I always had rejected Luther’s conception of predestination and his notion of the total depravity of mankind. Now I realized that if man had a free will, he did not have to be declared righteous in a merely forensic, abstract sense, but could participate actively in his redemption. By being justified he actually would be made righteous by God.

I learned many disturbing facts about Luther; for example, his radically subjective existential methodology, his disdain for reason and historical precedent, and his dictatorial intolerance of opposing viewpoints, including those of his fellow Protestants. These and other discoveries convinced me that he was not really a reformer seeking the pure, pre-Nicene Church, but rather a revolutionary who created a novel theology.

Now I was unconvinced of the standard Protestant concept of the invisible, rediscovered Church. In the end, my love of history played a crucial part in my forsaking Protestantism, which tends to give very little attention to history. The inattention is necessary if one is to reject Catholicism in good conscience.

Now it became an intellectual and moral duty to abandon Protestantism in its Evangelical form, but it was not easy. Old habits and perceptions die hard, but I refused to let mere feelings and biases interfere with the wondrous process of illumination which was overpowering me by God’s grace.
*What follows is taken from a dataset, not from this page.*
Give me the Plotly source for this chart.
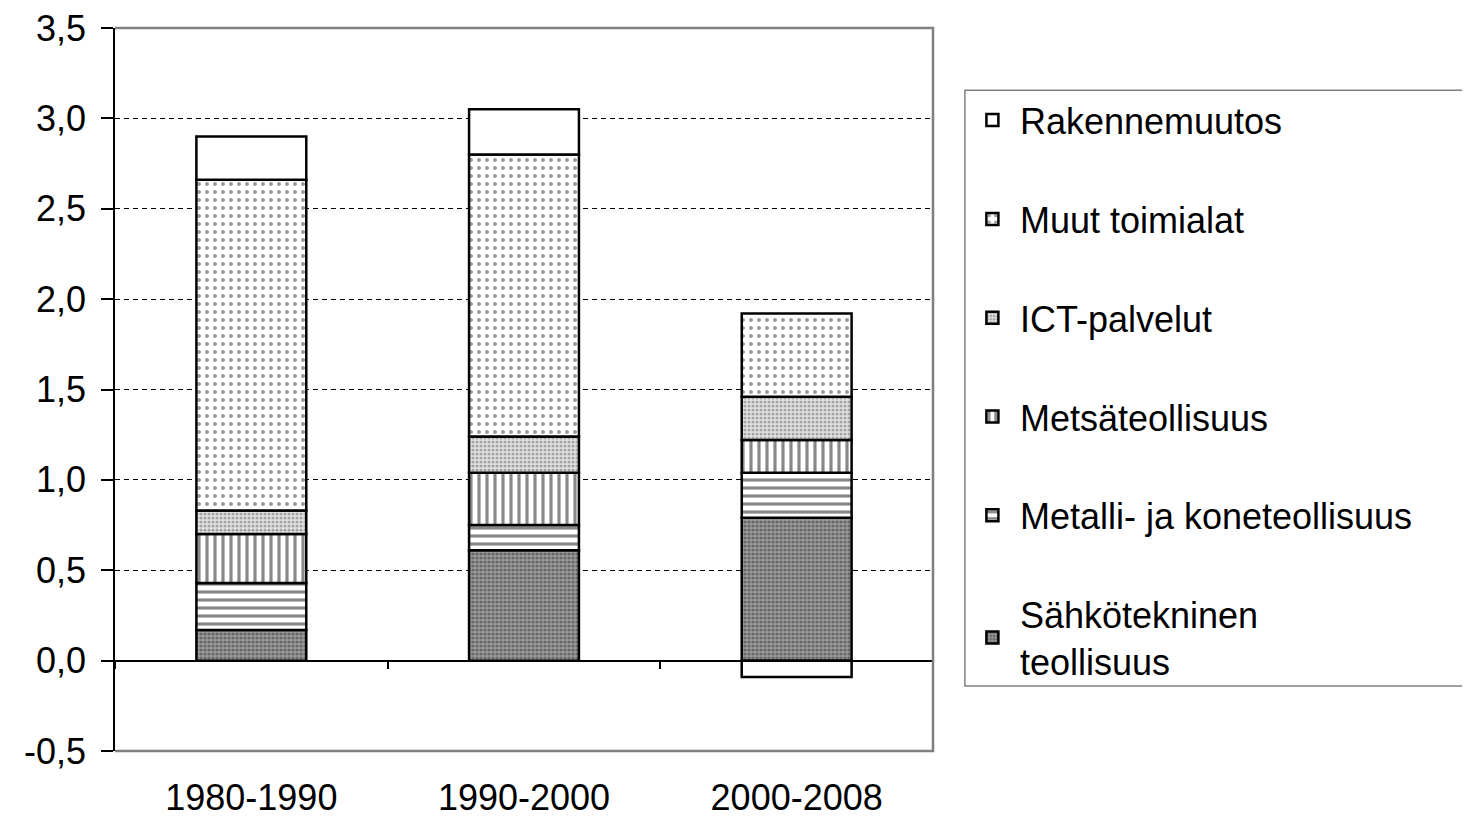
import plotly.graph_objects as go

categories = ["1980-1990", "1990-2000", "2000-2008"]
sahko = [0.17, 0.61, 0.79]
metalli = [0.26, 0.14, 0.25]
metsa = [0.27, 0.29, 0.18]
ict = [0.13, 0.20, 0.24]
muut = [1.83, 1.56, 0.46]
rakenne = [0.24, 0.25, -0.09]
y_ticks = [-0.5, 0.0, 0.5, 1.0, 1.5, 2.0, 2.5, 3.0, 3.5]
y_tick_text = ["-0,5", "0,0", "0,5", "1,0", "1,5", "2,0", "2,5", "3,0", "3,5"]

FONT = "Liberation Sans, Arial, sans-serif"

series = [
    ("Sähkötekninen<br>teollisuus", sahko, dict(shape=".", fgcolor="#333333", bgcolor="#9a9a9a", size=4, solidity=0.5)),
    ("Metalli- ja koneteollisuus", metalli, dict(shape="-", fgcolor="#111111", bgcolor="white", size=8, solidity=0.4)),
    ("Metsäteollisuus", metsa, dict(shape="|", fgcolor="#111111", bgcolor="white", size=8, solidity=0.4)),
    ("ICT-palvelut", ict, dict(shape=".", fgcolor="#666666", bgcolor="#e4e4e4", size=4, solidity=0.5)),
    ("Muut toimialat", muut, dict(shape=".", fgcolor="#333333", bgcolor="white", size=8, solidity=0.2)),
    ("Rakennemuutos", rakenne, None),
]

fig = go.Figure()
n = len(series)
for i, (name, vals, pat) in enumerate(series):
    marker = dict(color="white", line=dict(color="black", width=2.5))
    if pat is not None:
        marker["pattern"] = pat
    fig.add_trace(go.Bar(x=categories, y=vals, name=name, marker=marker,
                         legendgroup=f"g{i}", legendrank=n - i))

# invisible trace for the zero-line axis
fig.add_trace(go.Scatter(x=categories, y=[None] * 3, xaxis="x2", showlegend=False,
                         hoverinfo="skip"))

# page is offset by the browser's default body margin (~8px)
W, H = 1462, 810
ML, MR, MT, MB = 107, 537, 20, 67
PW, PH = W - ML - MR, H - MT - MB

fig.update_layout(
    width=W, height=H,
    barmode="relative", bargap=0.597,
    plot_bgcolor="white", paper_bgcolor="white",
    margin=dict(l=ML, r=MR, t=MT, b=MB),
    font=dict(family=FONT, size=36, color="black"),
    showlegend=True,
    legend=dict(x=1.039, y=0.914, xanchor="left", yanchor="top",
                traceorder="grouped", tracegroupgap=49,
                borderwidth=0, bgcolor="rgba(0,0,0,0)",
                font=dict(family=FONT, size=36, color="black"),
                itemwidth=45),
    xaxis=dict(showline=False, ticks="", showgrid=False, automargin=False,
               tickfont=dict(size=36), ticklabelstandoff=22),
    xaxis2=dict(overlaying="x", matches="x", anchor="free", position=0.125,
                showline=True, linecolor="black", linewidth=1.5,
                ticks="outside", tickson="boundaries", ticklen=8, tickwidth=1.5,
                tickcolor="black", showticklabels=False, showgrid=False),
    yaxis=dict(range=[-0.5, 3.5], tickvals=y_ticks, ticktext=y_tick_text,
               showline=True, linecolor="black", linewidth=1.5, automargin=False,
               ticks="outside", ticklen=12, tickwidth=1.5, tickcolor="black",
               ticklabelstandoff=8, ticklabeloverflow="allow",
               showgrid=True, gridcolor="black", gridwidth=1, griddash="5px,4px",
               zeroline=False, tickfont=dict(size=36)),
    shapes=[
        dict(type="path", xref="paper", yref="paper",
             path="M 0,1 L 1,1 L 1,0 L 0,0",
             line=dict(color="#808080", width=2.5), layer="above"),
        # legend frame (runs off the right edge as in the reference)
        dict(type="rect", xref="paper", yref="paper",
             x0=1.039, x1=(W - ML + 20) / PW, y0=(743 - 678) / PH, y1=0.914,
             line=dict(color="#808080", width=1.5), fillcolor="rgba(0,0,0,0)",
             layer="below"),
    ],
)

fig.write_html("out.html")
I waited expectantly for one last impetus to surrender myself fully. The unpredictable course of conversion came to an end on December 6, 1990, while I was reading Cardinal Newman’s meditation on “Hope in God the Creator” and in a moment decisively realized that I had already ceased to offer any resistance to the Catholic Church. As in most converts’ experience, an icy fear had set in early on, similar to the cold feet of premarriage jitters, but in an instant this final obstacle vanished and a tangible sense of emotional and theological peace prevailed.